BP Plc. (NYSE:BP) has of late concluded a contracts letter signing ceremony the central government of Iraq, led by PM Al-Maliki. The project is intended to help the country’s giant oilfield of the north, Kirkuk. This could potentially result in a long-term contract for the company similar to the technical service agreement it already has for the largest oil field in Iraq, Rumaila.
However, the project is under a few questions right now. The main issue that has been identified as a barrier for this project is the geo-political issue as it is located at the heart of a dispute area, led by semi-autonomous Kurdistan government. The saga of dispute between the two, i.e. central government and regional Kurdistan government started with the oil. The Kurdistan region is demanding for great control over their resources, whereas Baghdad denies such attempts. Moreover, infrastructural bottlenecks and the nature of technical service agreements awarded by the Baghdad government also make the project less attractive.
Headquartered in London, BP is one of the world’s leading oil & gas multinationals with operations in more than 80 countries. As an integrated oil and gas major, it has both upstream as well as downstream operations. The upstream division primarily includes exploration and production activities for oil and gas while the downstream division focuses on producing refined petroleum products such as gasoline.
The value Addition
The revamp of more than 80 years old oil field is a part of Iraq’s larger plan to boost its oil production over 9 million barrels per day (bpd) by 2017. Presently, the country is exploring around 3.25 million bpd of crude oil. As the production level from Kirkuk oilfield has dropped significantly, it is hurting the overall oil production target of the country. The production has dropped from around 900,000 bpd in early 2000s to just over 250,000 bpd today. However, it is still expected to contain around 10 billion barrels of oil.
Potential value addition to BP in case it is able to clinch a long-term technical service contract with the central government will depend upon the terms of the agreement, such as base and plateau production rates, and the compensation per barrel of oil produced above the base production rate. In order to get a ballpark idea, we can assume that BP can achieve a plateau production rate of 900,000 bpd with a base of 300,000 bpd. In this scenario, the contract can add almost $4 billion to BP’s total value, assuming a compensation rate of $2 per barrel.
Although the project holds prospects of a relatively stable cash flow stream for BP, it falls in a swathe of land over which the Iraqi central government and the KRG are locked in a dispute. The regional government of Kurdistan has opposed the deal between BP and Baghdad and commented that such deal would be illegal or unconstitutional as long as the dispute over sovereignty of the province continues.

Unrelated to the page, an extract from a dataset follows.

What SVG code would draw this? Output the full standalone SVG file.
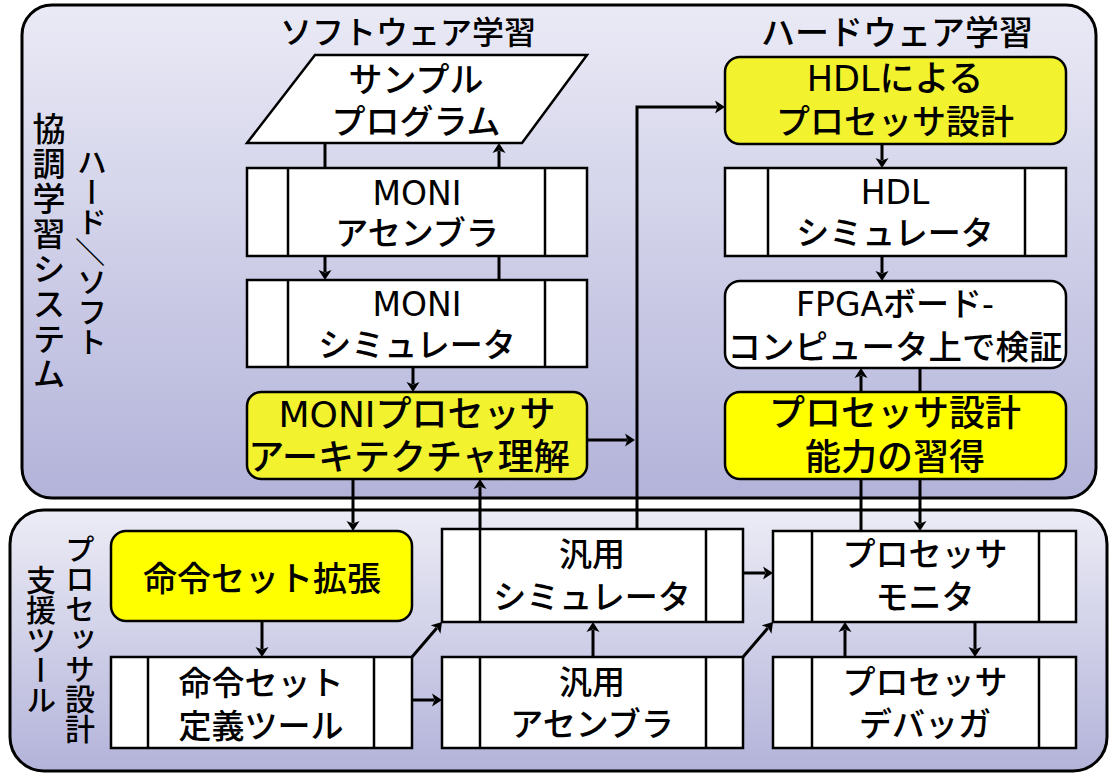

Moreover, upside to the project’s value is capped by the nature of the service agreements signed by the Iraqi government.
These contracts do not allow the companies to gain from higher oil prices, which makes the return on these projects look less lucrative compared to the ones governed by production sharing contracts.
There are some practical issues too. Companies operating in the region have experienced problems in getting visas for contractors and security staff, delays in payments and bringing in armored vehicles and holdups in securing operating licenses. For this, even if BP is able to secure a long-term deal for developing the Kirkuk oil field, there would be very little for its investors to cheer about.